The situation pushes up costs for companies like Booking Holdings, whose users are often on the move, he said. His company has personal data on travelers who use its services to purchase plane tickets, book hotels and rent cars.
"You have different parts of the world, different legal jurisdictions are coming up with different rules," Mr. Fogel said at The Wall Street Journal's WSJ Tech D.Live conference. "That makes it really hard for a global player. Especially when you have customers who are going to all these different jurisdictions. Which ones apply? How do you do it?"
Different data-privacy plans have emerged in major economies in recent years and it isn't likely that they will converge soon. That has left multinational companies scrambling to be in compliance.
In May 2018, the European Union started enforcing its General Data Protection Regulation, or GDPR, a strict law with new rights for individuals and higher fines for violators. In the U.S., California passed a law in 2018 which broadens the definition of personal information and gives consumers the right to prevent their data from being sold. That law is set to take effect in 2020.
In China, where the government tightly controls the internet, a sweeping cybersecurity law went into effect in 2017. Various measures and standards have fleshed it out--some are still being drafted--including rules on how personal data should be collected and stored. This week, China released a draft plan outlining how cybersecurity authorities must conduct a security review of personal data before it can leave the country.

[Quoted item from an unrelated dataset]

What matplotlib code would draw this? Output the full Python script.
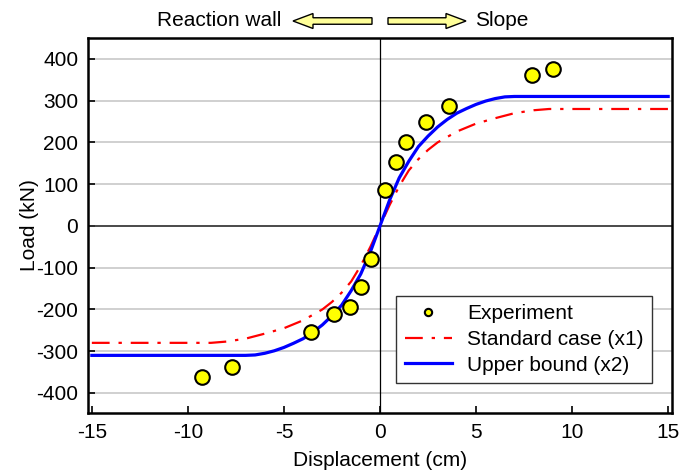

These different plans raise questions about what personal data must stay in a country and what can be sent overseas. Mr. Fogel said this also adds to confusion for businesses.
In China, Booking Holdings invested $500 million in ride-hailing firm Didi Chuxing Technology Co. and $450 million in Meituan-Dianping.
Consumers used to rely more on search engines to find information, but as they have shifted to mobile phones, Booking Holdings has been thinking about how to connect with them in new ways and is making these investments, Mr. Fogel said.
"What we are doing is reaching out other ways to reach consumers instead of just going through Google," he said.